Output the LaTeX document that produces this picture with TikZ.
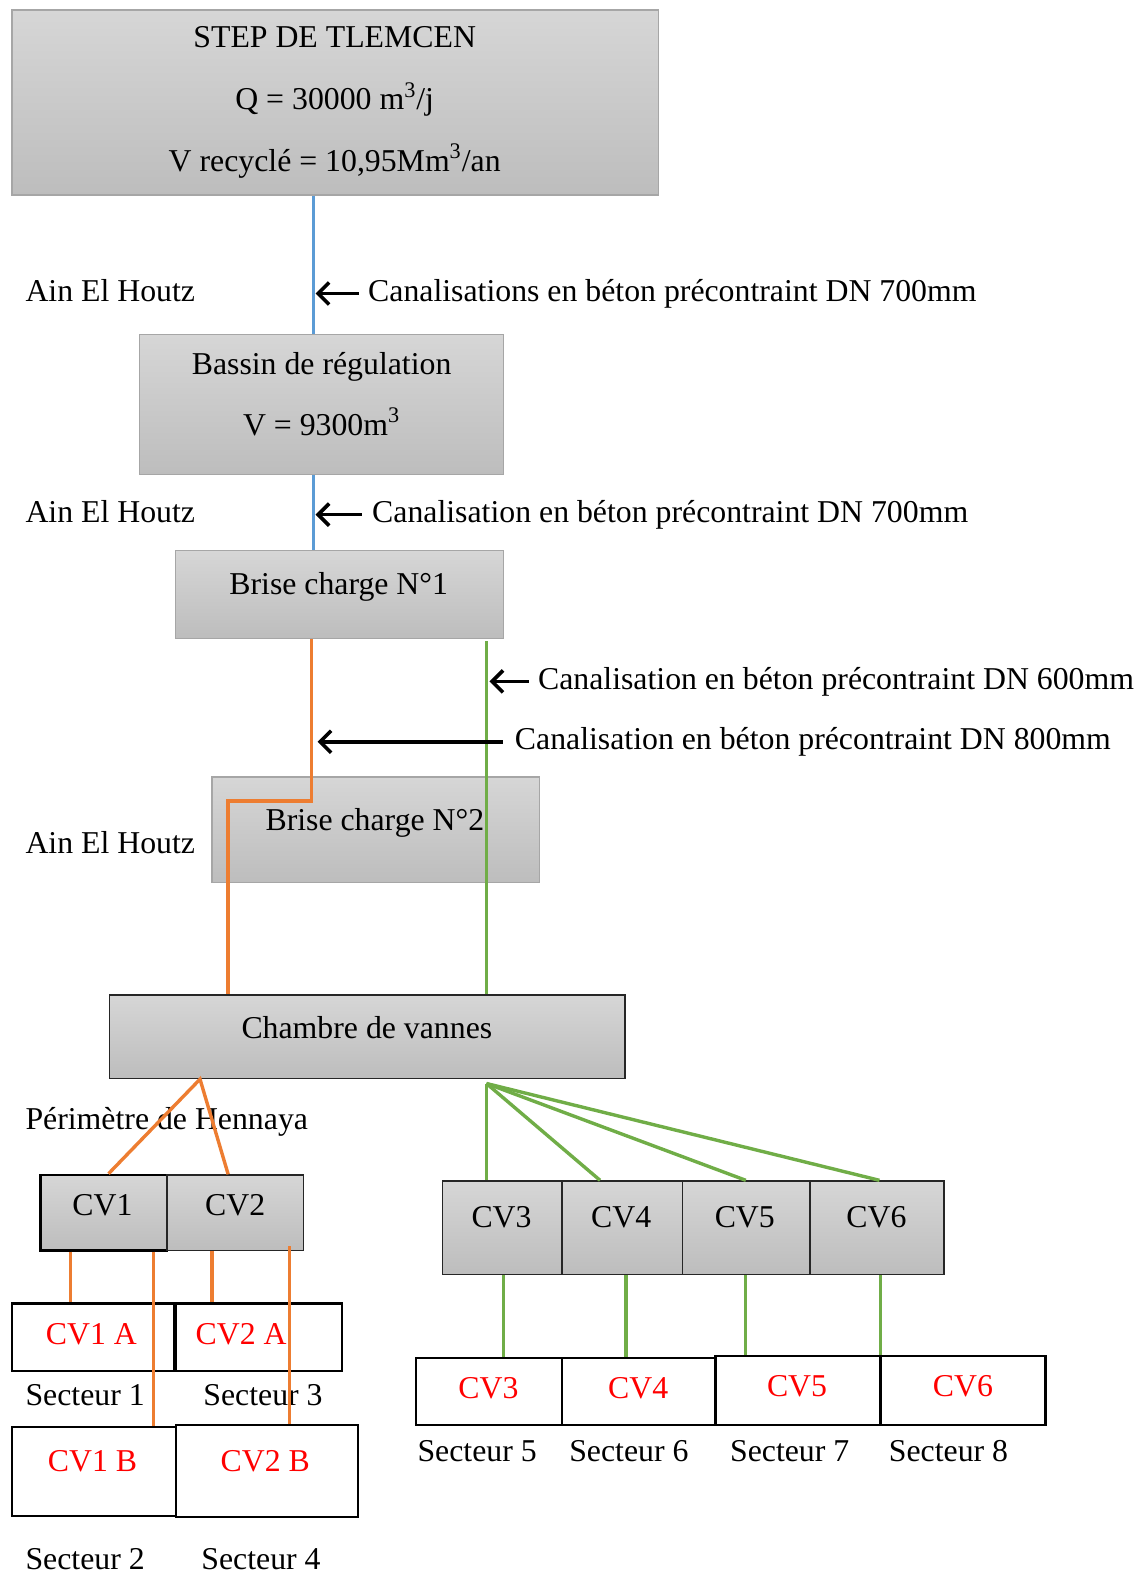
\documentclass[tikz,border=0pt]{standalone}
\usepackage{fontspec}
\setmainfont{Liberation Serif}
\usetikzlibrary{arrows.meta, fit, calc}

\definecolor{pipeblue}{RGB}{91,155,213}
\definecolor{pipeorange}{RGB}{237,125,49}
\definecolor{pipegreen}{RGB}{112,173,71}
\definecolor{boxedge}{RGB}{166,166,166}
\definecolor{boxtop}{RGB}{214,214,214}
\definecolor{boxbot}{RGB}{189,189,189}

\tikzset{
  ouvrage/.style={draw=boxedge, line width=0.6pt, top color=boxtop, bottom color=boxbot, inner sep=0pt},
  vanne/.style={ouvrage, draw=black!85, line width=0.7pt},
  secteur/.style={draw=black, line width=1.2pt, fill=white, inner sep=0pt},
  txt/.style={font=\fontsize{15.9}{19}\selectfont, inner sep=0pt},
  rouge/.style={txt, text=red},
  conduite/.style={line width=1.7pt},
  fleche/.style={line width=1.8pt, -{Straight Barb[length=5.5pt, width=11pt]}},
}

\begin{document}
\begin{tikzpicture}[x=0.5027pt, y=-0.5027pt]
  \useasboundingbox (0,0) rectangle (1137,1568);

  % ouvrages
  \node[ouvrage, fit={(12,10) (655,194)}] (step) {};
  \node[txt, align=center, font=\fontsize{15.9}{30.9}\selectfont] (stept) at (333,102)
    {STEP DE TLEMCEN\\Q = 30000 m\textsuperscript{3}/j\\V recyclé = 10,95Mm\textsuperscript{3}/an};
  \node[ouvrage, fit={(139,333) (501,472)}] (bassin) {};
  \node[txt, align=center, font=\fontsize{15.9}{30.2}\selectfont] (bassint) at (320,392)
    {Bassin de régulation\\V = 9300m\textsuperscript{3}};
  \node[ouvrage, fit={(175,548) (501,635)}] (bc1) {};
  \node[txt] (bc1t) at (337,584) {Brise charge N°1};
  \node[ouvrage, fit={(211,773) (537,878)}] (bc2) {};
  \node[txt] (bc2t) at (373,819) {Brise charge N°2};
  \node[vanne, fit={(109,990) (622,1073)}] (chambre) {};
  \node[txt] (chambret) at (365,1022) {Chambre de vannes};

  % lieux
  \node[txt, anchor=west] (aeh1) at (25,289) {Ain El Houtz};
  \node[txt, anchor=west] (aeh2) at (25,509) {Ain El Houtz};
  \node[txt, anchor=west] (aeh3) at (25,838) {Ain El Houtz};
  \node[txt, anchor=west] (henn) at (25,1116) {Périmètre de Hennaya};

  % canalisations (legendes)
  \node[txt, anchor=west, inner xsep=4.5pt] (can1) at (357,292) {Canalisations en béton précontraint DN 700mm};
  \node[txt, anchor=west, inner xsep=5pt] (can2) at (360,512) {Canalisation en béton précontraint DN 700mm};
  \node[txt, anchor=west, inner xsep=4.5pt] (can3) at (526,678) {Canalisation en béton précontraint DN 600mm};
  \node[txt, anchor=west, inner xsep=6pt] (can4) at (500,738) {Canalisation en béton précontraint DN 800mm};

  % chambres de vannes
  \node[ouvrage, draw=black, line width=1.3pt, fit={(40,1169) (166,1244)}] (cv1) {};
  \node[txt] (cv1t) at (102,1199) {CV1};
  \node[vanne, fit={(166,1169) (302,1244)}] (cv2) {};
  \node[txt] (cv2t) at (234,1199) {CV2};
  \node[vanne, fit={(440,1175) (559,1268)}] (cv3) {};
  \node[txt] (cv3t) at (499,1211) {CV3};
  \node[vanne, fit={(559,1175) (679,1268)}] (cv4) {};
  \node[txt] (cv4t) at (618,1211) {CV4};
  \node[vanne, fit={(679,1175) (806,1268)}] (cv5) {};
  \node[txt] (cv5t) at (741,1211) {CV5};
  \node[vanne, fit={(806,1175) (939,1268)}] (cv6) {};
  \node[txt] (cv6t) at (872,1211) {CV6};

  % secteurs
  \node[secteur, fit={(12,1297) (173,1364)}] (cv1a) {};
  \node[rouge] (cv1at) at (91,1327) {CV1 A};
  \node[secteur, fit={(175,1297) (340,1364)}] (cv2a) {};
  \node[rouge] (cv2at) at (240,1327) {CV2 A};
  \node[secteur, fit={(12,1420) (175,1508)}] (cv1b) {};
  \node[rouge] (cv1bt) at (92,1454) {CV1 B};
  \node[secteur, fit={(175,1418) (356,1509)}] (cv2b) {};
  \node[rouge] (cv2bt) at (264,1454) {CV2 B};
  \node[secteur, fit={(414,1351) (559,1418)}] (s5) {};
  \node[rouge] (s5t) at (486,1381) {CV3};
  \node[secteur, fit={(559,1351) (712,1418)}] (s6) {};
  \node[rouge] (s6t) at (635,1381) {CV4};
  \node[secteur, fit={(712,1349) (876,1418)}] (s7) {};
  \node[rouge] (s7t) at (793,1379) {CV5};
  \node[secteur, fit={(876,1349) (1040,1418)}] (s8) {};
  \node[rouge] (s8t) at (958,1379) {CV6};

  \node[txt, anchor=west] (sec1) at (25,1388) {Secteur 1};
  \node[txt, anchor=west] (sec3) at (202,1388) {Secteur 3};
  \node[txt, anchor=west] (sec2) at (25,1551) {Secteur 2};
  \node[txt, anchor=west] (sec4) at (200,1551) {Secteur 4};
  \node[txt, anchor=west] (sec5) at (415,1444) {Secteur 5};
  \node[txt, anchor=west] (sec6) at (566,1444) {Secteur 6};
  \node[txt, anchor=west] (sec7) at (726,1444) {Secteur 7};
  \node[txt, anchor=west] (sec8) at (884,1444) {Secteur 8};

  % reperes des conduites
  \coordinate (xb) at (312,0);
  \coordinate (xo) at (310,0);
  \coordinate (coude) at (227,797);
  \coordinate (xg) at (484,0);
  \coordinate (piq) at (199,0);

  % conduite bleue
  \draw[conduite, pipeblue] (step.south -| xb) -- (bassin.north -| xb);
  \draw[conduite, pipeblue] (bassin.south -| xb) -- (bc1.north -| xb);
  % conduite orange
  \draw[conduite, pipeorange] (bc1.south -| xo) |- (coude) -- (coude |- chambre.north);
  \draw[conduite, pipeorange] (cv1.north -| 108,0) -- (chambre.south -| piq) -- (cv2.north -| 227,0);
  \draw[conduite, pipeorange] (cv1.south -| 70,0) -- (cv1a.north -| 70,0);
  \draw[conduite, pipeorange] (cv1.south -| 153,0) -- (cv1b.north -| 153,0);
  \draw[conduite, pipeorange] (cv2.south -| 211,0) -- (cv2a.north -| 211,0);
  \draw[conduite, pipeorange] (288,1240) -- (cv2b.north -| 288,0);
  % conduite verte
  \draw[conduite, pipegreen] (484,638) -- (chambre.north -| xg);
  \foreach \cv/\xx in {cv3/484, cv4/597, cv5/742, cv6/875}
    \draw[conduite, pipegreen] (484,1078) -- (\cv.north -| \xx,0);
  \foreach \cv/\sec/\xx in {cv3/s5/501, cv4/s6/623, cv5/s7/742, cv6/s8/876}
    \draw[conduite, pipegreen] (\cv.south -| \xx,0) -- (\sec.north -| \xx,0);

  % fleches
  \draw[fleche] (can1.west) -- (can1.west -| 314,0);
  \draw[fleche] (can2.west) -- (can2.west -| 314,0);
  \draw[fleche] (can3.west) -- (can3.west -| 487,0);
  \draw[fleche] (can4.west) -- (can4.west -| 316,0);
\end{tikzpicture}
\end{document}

● ● ● ●

Output each line exactly; omit every picture.

## Solution
Output the LaTeX document that produces this picture with TikZ.
\documentclass[tikz,border=0pt]{standalone}
\usepackage{fontspec}
\setmainfont{Liberation Serif}
\usetikzlibrary{arrows.meta, fit, calc}

\definecolor{pipeblue}{RGB}{91,155,213}
\definecolor{pipeorange}{RGB}{237,125,49}
\definecolor{pipegreen}{RGB}{112,173,71}
\definecolor{boxedge}{RGB}{166,166,166}
\definecolor{boxtop}{RGB}{214,214,214}
\definecolor{boxbot}{RGB}{189,189,189}

\tikzset{
  ouvrage/.style={draw=boxedge, line width=0.6pt, top color=boxtop, bottom color=boxbot, inner sep=0pt},
  vanne/.style={ouvrage, draw=black!85, line width=0.7pt},
  secteur/.style={draw=black, line width=1.2pt, fill=white, inner sep=0pt},
  txt/.style={font=\fontsize{15.9}{19}\selectfont, inner sep=0pt},
  rouge/.style={txt, text=red},
  conduite/.style={line width=1.7pt},
  fleche/.style={line width=1.8pt, -{Straight Barb[length=5.5pt, width=11pt]}},
}

\begin{document}
\begin{tikzpicture}[x=0.5027pt, y=-0.5027pt]
  \useasboundingbox (0,0) rectangle (1137,1568);

  % ouvrages
  \node[ouvrage, fit={(12,10) (655,194)}] (step) {};
  \node[txt, align=center, font=\fontsize{15.9}{30.9}\selectfont] (stept) at (333,102)
    {STEP DE TLEMCEN\\Q = 30000 m\textsuperscript{3}/j\\V recyclé = 10,95Mm\textsuperscript{3}/an};
  \node[ouvrage, fit={(139,333) (501,472)}] (bassin) {};
  \node[txt, align=center, font=\fontsize{15.9}{30.2}\selectfont] (bassint) at (320,392)
    {Bassin de régulation\\V = 9300m\textsuperscript{3}};
  \node[ouvrage, fit={(175,548) (501,635)}] (bc1) {};
  \node[txt] (bc1t) at (337,584) {Brise charge N°1};
  \node[ouvrage, fit={(211,773) (537,878)}] (bc2) {};
  \node[txt] (bc2t) at (373,819) {Brise charge N°2};
  \node[vanne, fit={(109,990) (622,1073)}] (chambre) {};
  \node[txt] (chambret) at (365,1022) {Chambre de vannes};

  % lieux
  \node[txt, anchor=west] (aeh1) at (25,289) {Ain El Houtz};
  \node[txt, anchor=west] (aeh2) at (25,509) {Ain El Houtz};
  \node[txt, anchor=west] (aeh3) at (25,838) {Ain El Houtz};
  \node[txt, anchor=west] (henn) at (25,1116) {Périmètre de Hennaya};

  % canalisations (legendes)
  \node[txt, anchor=west, inner xsep=4.5pt] (can1) at (357,292) {Canalisations en béton précontraint DN 700mm};
  \node[txt, anchor=west, inner xsep=5pt] (can2) at (360,512) {Canalisation en béton précontraint DN 700mm};
  \node[txt, anchor=west, inner xsep=4.5pt] (can3) at (526,678) {Canalisation en béton précontraint DN 600mm};
  \node[txt, anchor=west, inner xsep=6pt] (can4) at (500,738) {Canalisation en béton précontraint DN 800mm};

  % chambres de vannes
  \node[ouvrage, draw=black, line width=1.3pt, fit={(40,1169) (166,1244)}] (cv1) {};
  \node[txt] (cv1t) at (102,1199) {CV1};
  \node[vanne, fit={(166,1169) (302,1244)}] (cv2) {};
  \node[txt] (cv2t) at (234,1199) {CV2};
  \node[vanne, fit={(440,1175) (559,1268)}] (cv3) {};
  \node[txt] (cv3t) at (499,1211) {CV3};
  \node[vanne, fit={(559,1175) (679,1268)}] (cv4) {};
  \node[txt] (cv4t) at (618,1211) {CV4};
  \node[vanne, fit={(679,1175) (806,1268)}] (cv5) {};
  \node[txt] (cv5t) at (741,1211) {CV5};
  \node[vanne, fit={(806,1175) (939,1268)}] (cv6) {};
  \node[txt] (cv6t) at (872,1211) {CV6};

  % secteurs
  \node[secteur, fit={(12,1297) (173,1364)}] (cv1a) {};
  \node[rouge] (cv1at) at (91,1327) {CV1 A};
  \node[secteur, fit={(175,1297) (340,1364)}] (cv2a) {};
  \node[rouge] (cv2at) at (240,1327) {CV2 A};
  \node[secteur, fit={(12,1420) (175,1508)}] (cv1b) {};
  \node[rouge] (cv1bt) at (92,1454) {CV1 B};
  \node[secteur, fit={(175,1418) (356,1509)}] (cv2b) {};
  \node[rouge] (cv2bt) at (264,1454) {CV2 B};
  \node[secteur, fit={(414,1351) (559,1418)}] (s5) {};
  \node[rouge] (s5t) at (486,1381) {CV3};
  \node[secteur, fit={(559,1351) (712,1418)}] (s6) {};
  \node[rouge] (s6t) at (635,1381) {CV4};
  \node[secteur, fit={(712,1349) (876,1418)}] (s7) {};
  \node[rouge] (s7t) at (793,1379) {CV5};
  \node[secteur, fit={(876,1349) (1040,1418)}] (s8) {};
  \node[rouge] (s8t) at (958,1379) {CV6};

  \node[txt, anchor=west] (sec1) at (25,1388) {Secteur 1};
  \node[txt, anchor=west] (sec3) at (202,1388) {Secteur 3};
  \node[txt, anchor=west] (sec2) at (25,1551) {Secteur 2};
  \node[txt, anchor=west] (sec4) at (200,1551) {Secteur 4};
  \node[txt, anchor=west] (sec5) at (415,1444) {Secteur 5};
  \node[txt, anchor=west] (sec6) at (566,1444) {Secteur 6};
  \node[txt, anchor=west] (sec7) at (726,1444) {Secteur 7};
  \node[txt, anchor=west] (sec8) at (884,1444) {Secteur 8};

  % reperes des conduites
  \coordinate (xb) at (312,0);
  \coordinate (xo) at (310,0);
  \coordinate (coude) at (227,797);
  \coordinate (xg) at (484,0);
  \coordinate (piq) at (199,0);

  % conduite bleue
  \draw[conduite, pipeblue] (step.south -| xb) -- (bassin.north -| xb);
  \draw[conduite, pipeblue] (bassin.south -| xb) -- (bc1.north -| xb);
  % conduite orange
  \draw[conduite, pipeorange] (bc1.south -| xo) |- (coude) -- (coude |- chambre.north);
  \draw[conduite, pipeorange] (cv1.north -| 108,0) -- (chambre.south -| piq) -- (cv2.north -| 227,0);
  \draw[conduite, pipeorange] (cv1.south -| 70,0) -- (cv1a.north -| 70,0);
  \draw[conduite, pipeorange] (cv1.south -| 153,0) -- (cv1b.north -| 153,0);
  \draw[conduite, pipeorange] (cv2.south -| 211,0) -- (cv2a.north -| 211,0);
  \draw[conduite, pipeorange] (288,1240) -- (cv2b.north -| 288,0);
  % conduite verte
  \draw[conduite, pipegreen] (484,638) -- (chambre.north -| xg);
  \foreach \cv/\xx in {cv3/484, cv4/597, cv5/742, cv6/875}
    \draw[conduite, pipegreen] (484,1078) -- (\cv.north -| \xx,0);
  \foreach \cv/\sec/\xx in {cv3/s5/501, cv4/s6/623, cv5/s7/742, cv6/s8/876}
    \draw[conduite, pipegreen] (\cv.south -| \xx,0) -- (\sec.north -| \xx,0);

  % fleches
  \draw[fleche] (can1.west) -- (can1.west -| 314,0);
  \draw[fleche] (can2.west) -- (can2.west -| 314,0);
  \draw[fleche] (can3.west) -- (can3.west -| 487,0);
  \draw[fleche] (can4.west) -- (can4.west -| 316,0);
\end{tikzpicture}
\end{document}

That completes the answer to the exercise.